## Start
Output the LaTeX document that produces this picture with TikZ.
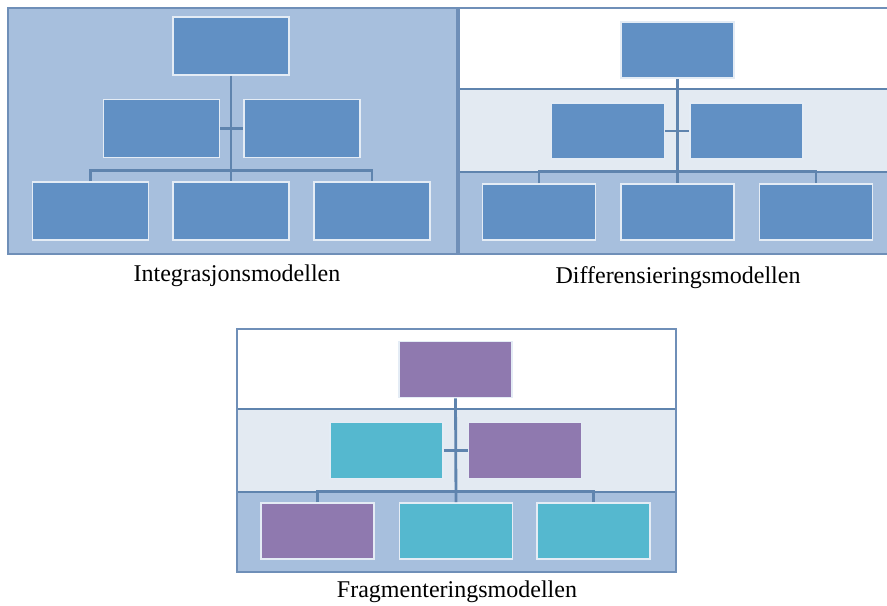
\documentclass[tikz,border=0pt]{standalone}
\usepackage{fontspec}
\setmainfont{Liberation Serif}
\usetikzlibrary{positioning}

\definecolor{panelblue}{RGB}{167,191,221}
\definecolor{lightband}{RGB}{227,234,242}
\definecolor{boxblue}{RGB}{97,144,196}
\definecolor{boxpurple}{RGB}{143,121,175}
\definecolor{boxcyan}{RGB}{85,184,207}
\definecolor{linkblue}{RGB}{95,132,174}
\definecolor{frameblue}{RGB}{111,143,184}
\definecolor{boxedge}{RGB}{228,236,245}

\begin{document}
\begin{tikzpicture}[
    x=0.03cm, y=-0.03cm,
    % Define the looks
    block/.style={
        rectangle,
        draw=boxedge,
        line width=1.5pt,
        inner sep=0pt
    },
    bigblock/.style={block, minimum width=3.48cm, minimum height=1.74cm},
    smallblock/.style={block, minimum width=3.39cm, minimum height=1.68cm},
    blueblock/.style={smallblock, fill=boxblue},
    purpleblock/.style={smallblock, fill=boxpurple},
    cyanblock/.style={smallblock, fill=boxcyan},
    frame/.style={draw=frameblue, line width=2.2pt},
    band/.style={draw=linkblue, line width=2.2pt},
    link/.style={draw=linkblue, line width=2.4pt},
    caption/.style={font=\fontsize{20.5}{24}\selectfont, inner sep=0pt}
]
\useasboundingbox (0,0) rectangle (887,605);

% Integrasjonsmodellen
\draw[frame, fill=panelblue] (8,8) rectangle (457,254);
\node[bigblock, fill=boxblue] (i0) at (231,46) {};
\node[bigblock, fill=boxblue] (i1) at (161.5,128.5) {};
\node[bigblock, fill=boxblue] (i2) at (302,128.5) {};
\node[bigblock, fill=boxblue] (i3) at (90.5,211) {};
\node[bigblock, fill=boxblue] (i4) at (231,211) {};
\node[bigblock, fill=boxblue] (i5) at (372,211) {};
\draw[link] (i0.south) -- (i4.north);
\draw[link] (i1.east) -- (i2.west);
\draw[link] (i3.north) -- ++(0,-11) -| (i5.north);
\node[caption] (icap) at (237,276) {Integrasjonsmodellen};

% Differensieringsmodellen
\fill[white] (459,8) rectangle (887,89);
\fill[lightband] (459,89) rectangle (887,172);
\fill[panelblue] (459,172) rectangle (887,254);
\draw[band] (459,89) -- (887,89);
\draw[band] (459,172) -- (887,172);
\draw[frame] (887,8) -- (459,8) -- (459,254) -- (887,254);
\node[blueblock] (d0) at (677.5,50) {};
\node[blueblock] (d1) at (608,131) {};
\node[blueblock] (d2) at (746.5,131) {};
\node[blueblock] (d3) at (539,212) {};
\node[blueblock] (d4) at (677.5,212) {};
\node[blueblock] (d5) at (816,212) {};
\draw[link] (d0.south) -- (d4.north);
\draw[link] (d1.east) -- (d2.west);
\draw[link] (d3.north) -- ++(0,-12) -| (d5.north);
\node[caption] (dcap) at (678,278) {Differensieringsmodellen};

% Fragmenteringsmodellen
\fill[white] (237,329) rectangle (676,409);
\fill[lightband] (237,409) rectangle (676,492);
\fill[panelblue] (237,492) rectangle (676,572);
\draw[band] (237,409) -- (676,409);
\draw[band] (237,492) -- (676,492);
\draw[frame] (237,329) rectangle (676,572);
\node[purpleblock] (f0) at (455.5,369.5) {};
\node[cyanblock] (f1) at (386.5,450.5) {};
\node[purpleblock] (f2) at (525,450.5) {};
\node[purpleblock] (f3) at (317.5,531) {};
\node[cyanblock] (f4) at (456,531) {};
\node[cyanblock] (f5) at (593.5,531) {};
\draw[link] (f0.south) -- (f4.north);
\draw[link] (f1.east) -- (f2.west);
\draw[link] (f3.north) -- ++(0,-11) -| (f5.north);
\node[caption] (fcap) at (457,592) {Fragmenteringsmodellen};

\end{tikzpicture}
\end{document}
## End
Quote everything in the listing above exactly; pictures are the only thing to omit.

-- RESULT BELOW --
Output the LaTeX document that produces this picture with TikZ.
\documentclass[tikz,border=0pt]{standalone}
\usepackage{fontspec}
\setmainfont{Liberation Serif}
\usetikzlibrary{positioning}

\definecolor{panelblue}{RGB}{167,191,221}
\definecolor{lightband}{RGB}{227,234,242}
\definecolor{boxblue}{RGB}{97,144,196}
\definecolor{boxpurple}{RGB}{143,121,175}
\definecolor{boxcyan}{RGB}{85,184,207}
\definecolor{linkblue}{RGB}{95,132,174}
\definecolor{frameblue}{RGB}{111,143,184}
\definecolor{boxedge}{RGB}{228,236,245}

\begin{document}
\begin{tikzpicture}[
    x=0.03cm, y=-0.03cm,
    % Define the looks
    block/.style={
        rectangle,
        draw=boxedge,
        line width=1.5pt,
        inner sep=0pt
    },
    bigblock/.style={block, minimum width=3.48cm, minimum height=1.74cm},
    smallblock/.style={block, minimum width=3.39cm, minimum height=1.68cm},
    blueblock/.style={smallblock, fill=boxblue},
    purpleblock/.style={smallblock, fill=boxpurple},
    cyanblock/.style={smallblock, fill=boxcyan},
    frame/.style={draw=frameblue, line width=2.2pt},
    band/.style={draw=linkblue, line width=2.2pt},
    link/.style={draw=linkblue, line width=2.4pt},
    caption/.style={font=\fontsize{20.5}{24}\selectfont, inner sep=0pt}
]
\useasboundingbox (0,0) rectangle (887,605);

% Integrasjonsmodellen
\draw[frame, fill=panelblue] (8,8) rectangle (457,254);
\node[bigblock, fill=boxblue] (i0) at (231,46) {};
\node[bigblock, fill=boxblue] (i1) at (161.5,128.5) {};
\node[bigblock, fill=boxblue] (i2) at (302,128.5) {};
\node[bigblock, fill=boxblue] (i3) at (90.5,211) {};
\node[bigblock, fill=boxblue] (i4) at (231,211) {};
\node[bigblock, fill=boxblue] (i5) at (372,211) {};
\draw[link] (i0.south) -- (i4.north);
\draw[link] (i1.east) -- (i2.west);
\draw[link] (i3.north) -- ++(0,-11) -| (i5.north);
\node[caption] (icap) at (237,276) {Integrasjonsmodellen};

% Differensieringsmodellen
\fill[white] (459,8) rectangle (887,89);
\fill[lightband] (459,89) rectangle (887,172);
\fill[panelblue] (459,172) rectangle (887,254);
\draw[band] (459,89) -- (887,89);
\draw[band] (459,172) -- (887,172);
\draw[frame] (887,8) -- (459,8) -- (459,254) -- (887,254);
\node[blueblock] (d0) at (677.5,50) {};
\node[blueblock] (d1) at (608,131) {};
\node[blueblock] (d2) at (746.5,131) {};
\node[blueblock] (d3) at (539,212) {};
\node[blueblock] (d4) at (677.5,212) {};
\node[blueblock] (d5) at (816,212) {};
\draw[link] (d0.south) -- (d4.north);
\draw[link] (d1.east) -- (d2.west);
\draw[link] (d3.north) -- ++(0,-12) -| (d5.north);
\node[caption] (dcap) at (678,278) {Differensieringsmodellen};

% Fragmenteringsmodellen
\fill[white] (237,329) rectangle (676,409);
\fill[lightband] (237,409) rectangle (676,492);
\fill[panelblue] (237,492) rectangle (676,572);
\draw[band] (237,409) -- (676,409);
\draw[band] (237,492) -- (676,492);
\draw[frame] (237,329) rectangle (676,572);
\node[purpleblock] (f0) at (455.5,369.5) {};
\node[cyanblock] (f1) at (386.5,450.5) {};
\node[purpleblock] (f2) at (525,450.5) {};
\node[purpleblock] (f3) at (317.5,531) {};
\node[cyanblock] (f4) at (456,531) {};
\node[cyanblock] (f5) at (593.5,531) {};
\draw[link] (f0.south) -- (f4.north);
\draw[link] (f1.east) -- (f2.west);
\draw[link] (f3.north) -- ++(0,-11) -| (f5.north);
\node[caption] (fcap) at (457,592) {Fragmenteringsmodellen};

\end{tikzpicture}
\end{document}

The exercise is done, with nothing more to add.